Where I work we have a backroom full of spare 286s and floppy disks/drives. Legacy programs are *fun*.
It comes down to yearly budgets; even if the long-term cost of upgrading to modern equipment is cheaper, it's cheaper to fit "making the old stuff work" into your yearly budget. As a result, major upgrades only get done, sadly, once things break.
I have an unopened 10-pack 3.5 inch diskettes box still left.
Up until maybe around 2010 you still could flash the bios in the motherboard from the A: drive.
Kept it around just in case.
And I also got a vintage rack sampler (Ensoniq EPS 16 Plus from the early 90:s) in around 2005 from a friend that has a 3.5 inch disc drive.
Problem is it didn't have any disks (can't remember where he got it from).
The oldschool samplers became more or less useless when everything was handled in the box (The DAW of a PC) with vast amounts of possibilities and much, much better screen and workflow.
Although I kept it since the old samplers had a sound of their own coloring things in a good way.
But looking around it seemed the best option, besides getting an OS disk for the sampler would be to buy just a converter/Docker for the drive that makes it a USB-pin reader that emulates the floppy.
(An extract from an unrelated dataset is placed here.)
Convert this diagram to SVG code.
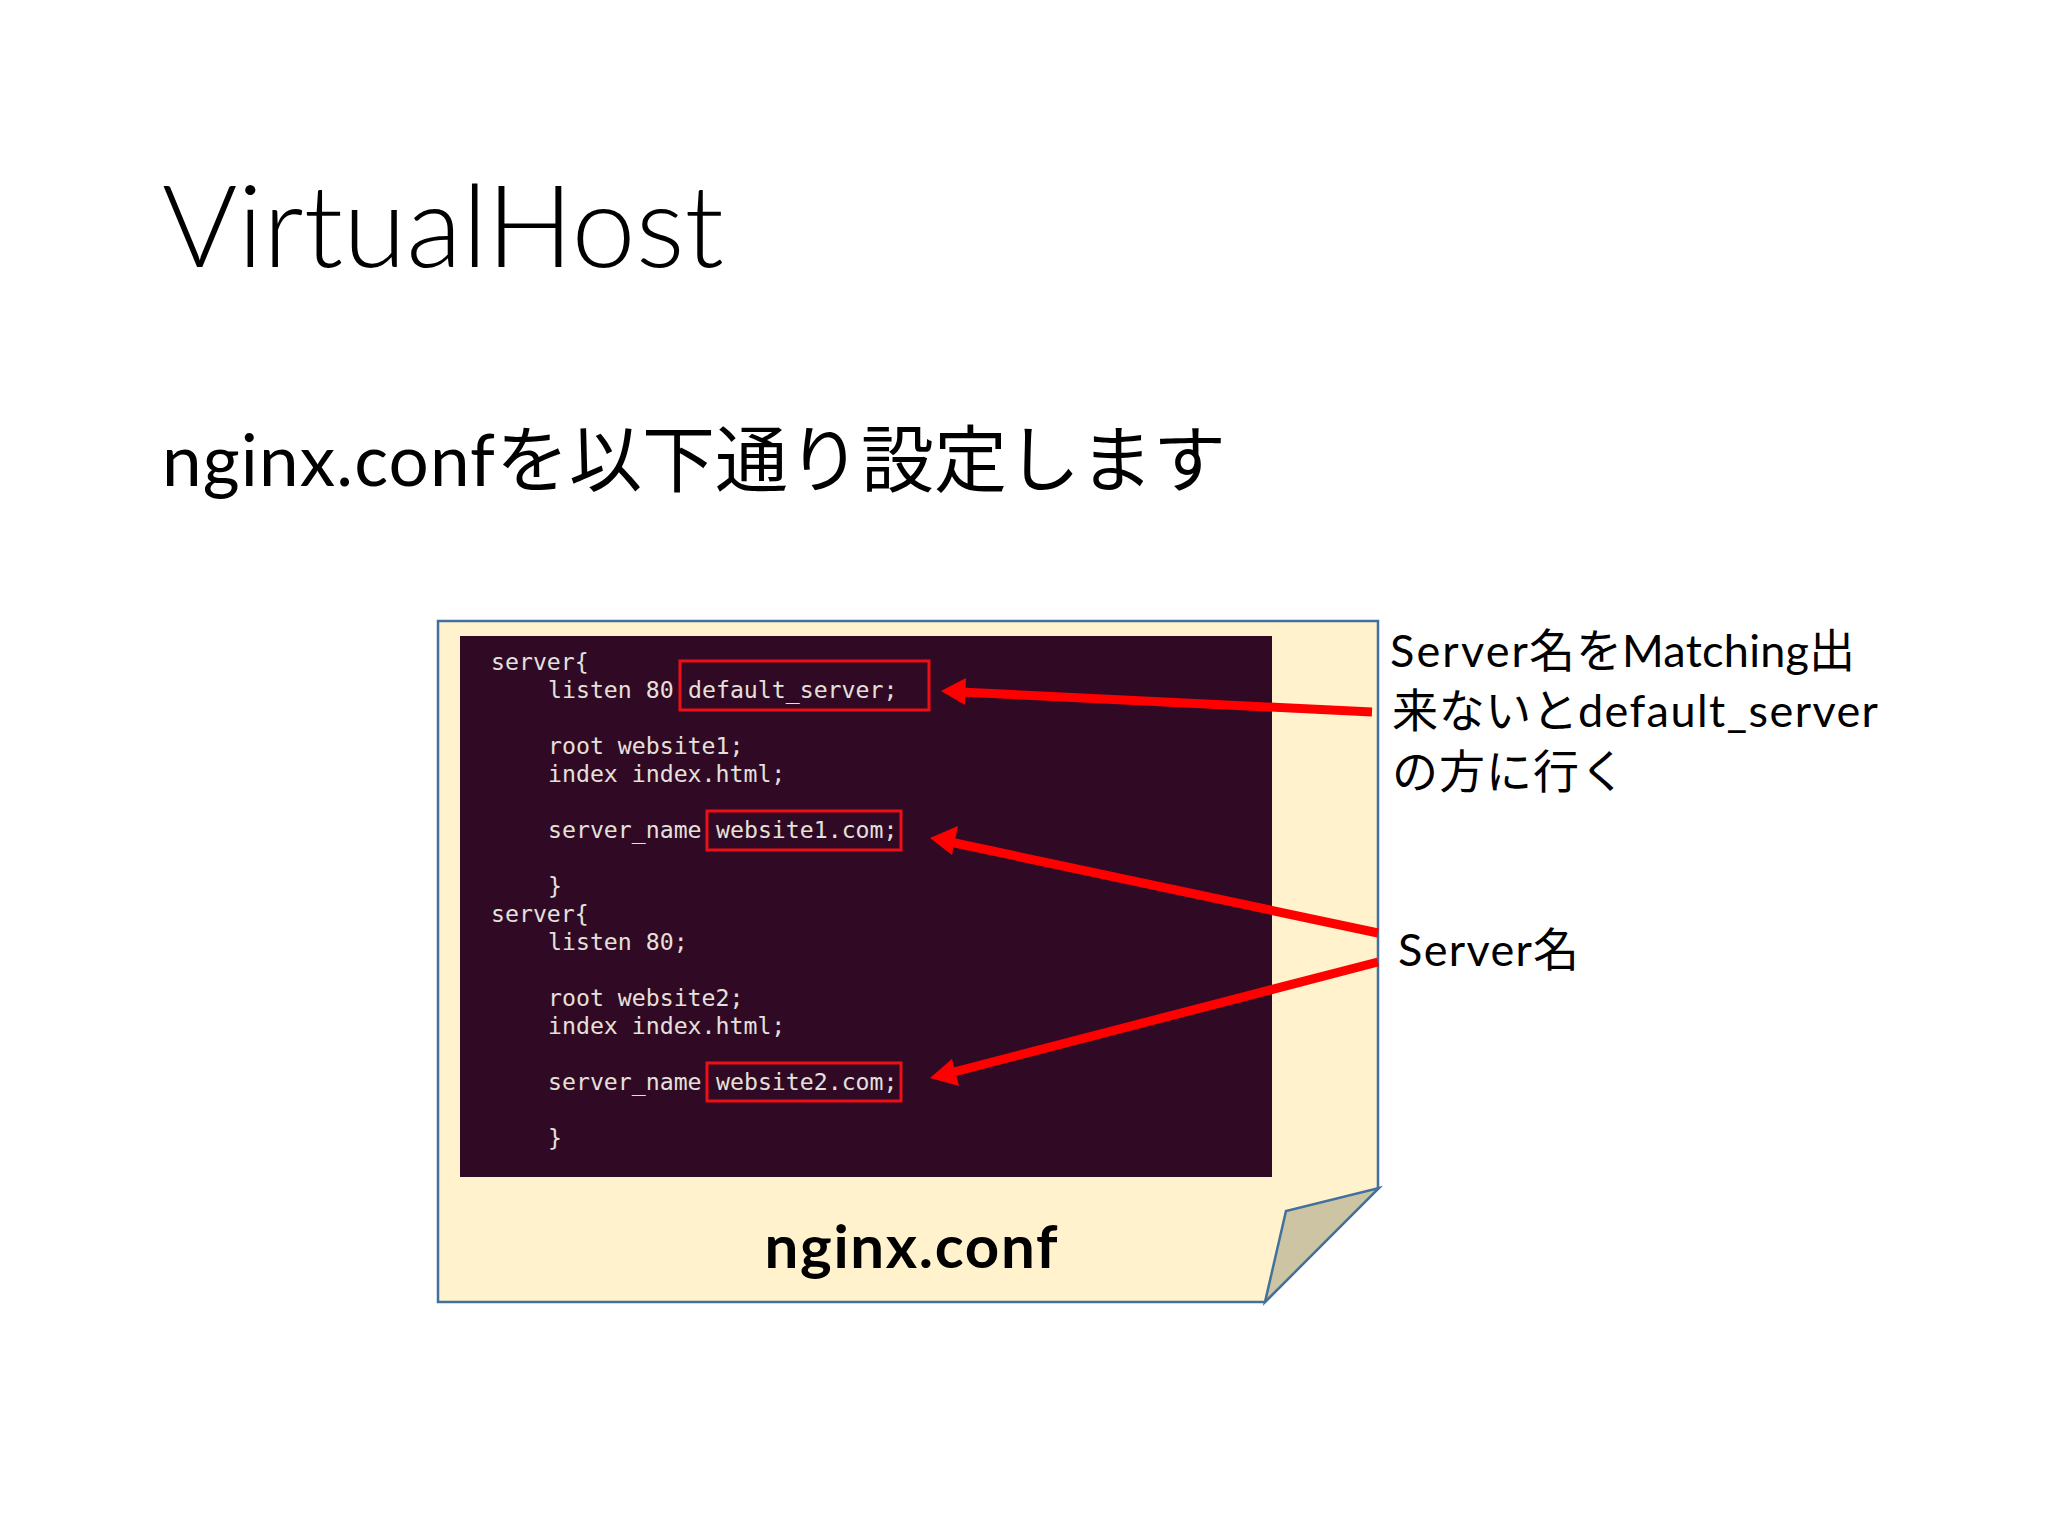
<svg xmlns="http://www.w3.org/2000/svg" width="2048" height="1536" viewBox="0 0 2048 1536">
<style>
.t{font-family:"Lato","Noto Sans CJK JP",sans-serif;fill:#000}
.j{font-family:"Noto Sans CJK JP",sans-serif}
.c{font-family:"DejaVu Sans Mono",monospace;font-size:23.2px;fill:#e4e0dc}
.b{fill:none;stroke:#ee0f16;stroke-width:3}
.a{stroke:#f00;stroke-width:9;fill:none}
.h{fill:#f00}
</style>
<rect width="2048" height="1536" fill="#fff"/>
<text class="t" x="162" y="267" font-size="115" font-weight="300" textLength="562">VirtualHost</text>
<text class="t" y="486" font-size="71"><tspan x="162" textLength="333">nginx.conf</tspan><tspan class="j" x="496" font-size="73" textLength="730">を以下通り設定します</tspan></text>
<g id="note">
<path d="M438 621H1378V1188L1265 1302H438Z" fill="#fff2cc" stroke="#41719c" stroke-width="2.5"/>
<path d="M1265 1302L1286 1211L1379 1188Z" fill="#cdc4a3" stroke="#41719c" stroke-width="2.5"/>
<text class="t" x="911" y="1268" text-anchor="middle" font-size="60" font-weight="700" textLength="293">nginx.conf</text>
</g>
<g id="terminal">
<rect x="460" y="636" width="812" height="541" fill="#300a24"/>
<text class="c" x="491" y="670">server{</text>
<text class="c" x="548" y="698">listen 80</text>
<text class="c" x="688" y="698">default_server;</text>
<text class="c" x="548" y="754">root website1;</text>
<text class="c" x="548" y="782">index index.html;</text>
<text class="c" x="548" y="838">server_name</text>
<text class="c" x="716" y="838">website1.com;</text>
<text class="c" x="548" y="894">}</text>
<text class="c" x="491" y="922">server{</text>
<text class="c" x="548" y="950">listen 80;</text>
<text class="c" x="548" y="1006">root website2;</text>
<text class="c" x="548" y="1034">index index.html;</text>
<text class="c" x="548" y="1090">server_name</text>
<text class="c" x="716" y="1090">website2.com;</text>
<text class="c" x="548" y="1146">}</text>
<rect class="b" x="680" y="661" width="249" height="49"/>
<rect class="b" x="707" y="811" width="194" height="39"/>
<rect class="b" x="707" y="1063" width="194" height="38"/>
</g>
<g id="connectors">
<path class="a" d="M1372 712L960 692"/><path class="h" d="M941 691L966 678L965 705Z"/>
<path class="a" d="M1378 933L950 842"/><path class="h" d="M930 838L958 826L952 855Z"/>
<path class="a" d="M1378 962L950 1073"/><path class="h" d="M930 1078L952 1059L959 1086Z"/>
</g>
<g id="labels" font-size="45">
<text class="t" y="667"><tspan x="1390" textLength="138">Server</tspan><tspan class="j" x="1529" font-size="46" textLength="93">名を</tspan><tspan x="1622" textLength="187">Matching</tspan><tspan class="j" x="1809" font-size="46" textLength="47">出</tspan></text>
<text class="t" y="727"><tspan class="j" x="1392" font-size="46" textLength="186">来ないと</tspan><tspan x="1578" textLength="300">default_server</tspan></text>
<text class="t" y="788"><tspan class="j" x="1392" font-size="46" textLength="234">の方に行く</tspan></text>
<text class="t" y="966"><tspan x="1398" textLength="134">Server</tspan><tspan class="j" x="1533" font-size="46" textLength="47">名</tspan></text>
</g>
</svg>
And you often can buy that in combination with a filled USB-stick with tons of sounds already loaded in to it.
Writing an image to a normal 3.5 inch disk drive would be an option if I had any working PC with a disk drive in it, but I hadn't and didn't think it was worth the pain of putting together a PC just for that purpose.
But, I guess, not all old samplers (or whatever machines) will get that retrofit treatment where they get much faster, larger and basically better storage options. And they will some time in the future become useless when there are no more working diskettes left that you can copy to.